Out of 115 systems recently inspected, 42 failed, according to city records. The greatest number of failures occurred in the South Beach neighborhood, within the city limits, where 20 of 38 systems were found to be faulty. Bethel Creek saw the greatest percentage of failures but a smaller raw number of worn-out septic systems, with six of 12 failing inspection.

In old Riomar, seven systems failed out of 21 inspected. The Live Oak neighborhood in Central Beach fared best, with nine failures noted among 44 inspection reports submitted for a 20-percent failure rate.

As of Friday, Vero Water and Sewer Director Rob Bolton said, “361 properties still have not supplied paperwork, while 15 properties supplied incomplete paperwork.”

Bolton said some homeowners are simply mailing in a receipt from a septic tank pump out they had within the last five years and this does not comply with city code. “A pump out is not the same thing as an inspection,” Bolton said. “We will contact these individuals as time allows and give them time to have an inspection done and file the proper inspection report.”

Homeowners with failing septic tanks must hook up to the city’s Septic Tank Effluent Pump or STEP system, which drains off the liquid waste from the septic tank and pumps it to the nearest sewer line. The cost for the conversion ranges from about $6,000 to $9,000 and can be financed through the City of Vero Beach. STEP system installation allows the septic tank to remain in place, so the homeowner avoids the cost and disruption of having the tank unearthed.

Under pressure from the city, homeowners are now clamoring to be converted to the STEP system to comply with code requirements.

“We had the number of STEP system applications increase from a running daily average of three or four, to 22 as of yesterday,” Bolton said on Nov. 5.

In October, Councilman Rey Neville – an early adopter of the STEP system – proposed to the council that the city should bring back the financial incentives it offered during the first year of the STEP system installations on the barrier island to encourage more people to comply with the code and get on city sewer service. City Manager Monte Falls strongly opposed this, saying it would not be fair to all the people who hooked up to the STEP system at full cost over the past three years.

The city does not do pump outs, inspections or STEP system installations. Homeowners must hire licensed private septic contractors for these services. For STEP installation, the contractor must have completed the city training on how to properly install the STEP system so it operates effectively and can be hooked up to the city sewer lines.

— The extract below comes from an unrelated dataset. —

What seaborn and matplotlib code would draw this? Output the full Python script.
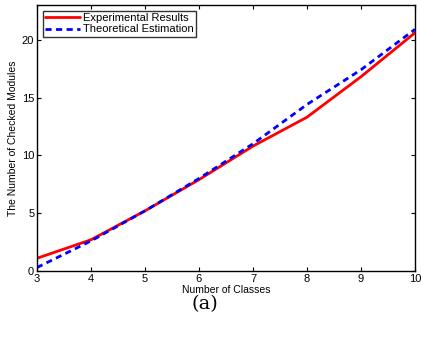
import matplotlib
matplotlib.use("Agg")
import matplotlib.pyplot as plt
import seaborn as sns
import pandas as pd

classes = [3, 4, 5, 6, 7, 8, 9, 10]
experimental = [1.1, 2.7, 5.2, 7.9, 10.8, 13.3, 16.8, 20.6]
theoretical = [0.3, 2.6, 5.2, 8.0, 11.0, 14.4, 17.4, 20.9]
xticks = [3, 4, 5, 6, 7, 8, 9, 10]
yticks = [0, 5, 10, 15, 20]

sns.set_theme(style="ticks")
plt.rcParams['font.family'] = ['Liberation Sans', 'DejaVu Sans']
plt.rcParams['text.color'] = 'black'
plt.rcParams['axes.labelcolor'] = 'black'
plt.rcParams['xtick.color'] = 'black'
plt.rcParams['ytick.color'] = 'black'

df = pd.DataFrame({"classes": classes, "exp": experimental, "theo": theoretical})

fig = plt.figure(figsize=(4.21, 3.37), dpi=100)
ax = fig.add_axes([37/421, 1 - 271/337, 378/421, 266/337])

sns.lineplot(data=df, x="classes", y="exp", ax=ax, color="#ff0000", lw=2,
             label="Experimental Results")
sns.lineplot(data=df, x="classes", y="theo", ax=ax, color="#0000ff", lw=2,
             linestyle=(0, (2.2, 1.6)), label="Theoretical Estimation")

ax.set_xlim(3, 10)
ax.set_ylim(0, 23)
ax.set_xticks(xticks)
ax.set_yticks(yticks)
ax.tick_params(direction="in", top=True, right=True, labelsize=8, length=3, width=0.8, pad=2)
for s in ax.spines.values():
    s.set_linewidth(1.0)
    s.set_color("black")
ax.set_xlabel("Number of Classes", fontsize=7.5, labelpad=1)
ax.set_ylabel("The Number of Checked Modules", fontsize=7.5, labelpad=3)

leg = ax.legend(loc="upper left", fontsize=8, frameon=True, fancybox=False,
                borderpad=0.2, labelspacing=0.15, handlelength=3.2, handletextpad=0.2,
                borderaxespad=0.5)
leg.get_frame().set_edgecolor("black")
leg.get_frame().set_linewidth(1.0)

fig.text(205/421, 1 - 304/337, "(a)", ha="center", va="center", fontsize=14,
         family=["DejaVu Serif"])

fig.savefig("out.png", dpi=100)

It’s easier to install the STEP system during Vero’s normally “dry” winter season, and the hope is crews can make some headway on the pending work before the spring arrives.

To better get a handle on where septic tanks still exist in the city and which ones have not been inspected, Bolton said his department planned to release a data dashboard on the City of Vero Beach website ( this past Monday showing each septic system and its status.

“The dashboard will be an overlay of the STEP basin so you will be able to see the properties connected to STEP, the properties with passing systems, the properties with failing systems, the properties that have not had inspections done and the properties that have not filed proper reports.

Homeowners with septic systems on the mainland have until the end of 2022 to get their inspections and pump outs. Starting in January, city staff will begin making presentations to neighborhood groups on the mainland to educate homeowners about the STEP system and about how failing septic systems hurt the health of the Indian River Lagoon by leaching nutrients into the water. Nitrogen, which is found in human waste, is one of the main chemicals regulated by environmental agencies because they can cause algae blooms, kill sea grass and make the lagoon less habitable for fish and other wildlife.

The STEP system not only benefits the lagoon but also boosts the city’s sewer service customer base to spread the fixed costs of operating the sewer system and the wastewater treatment plant among more customers.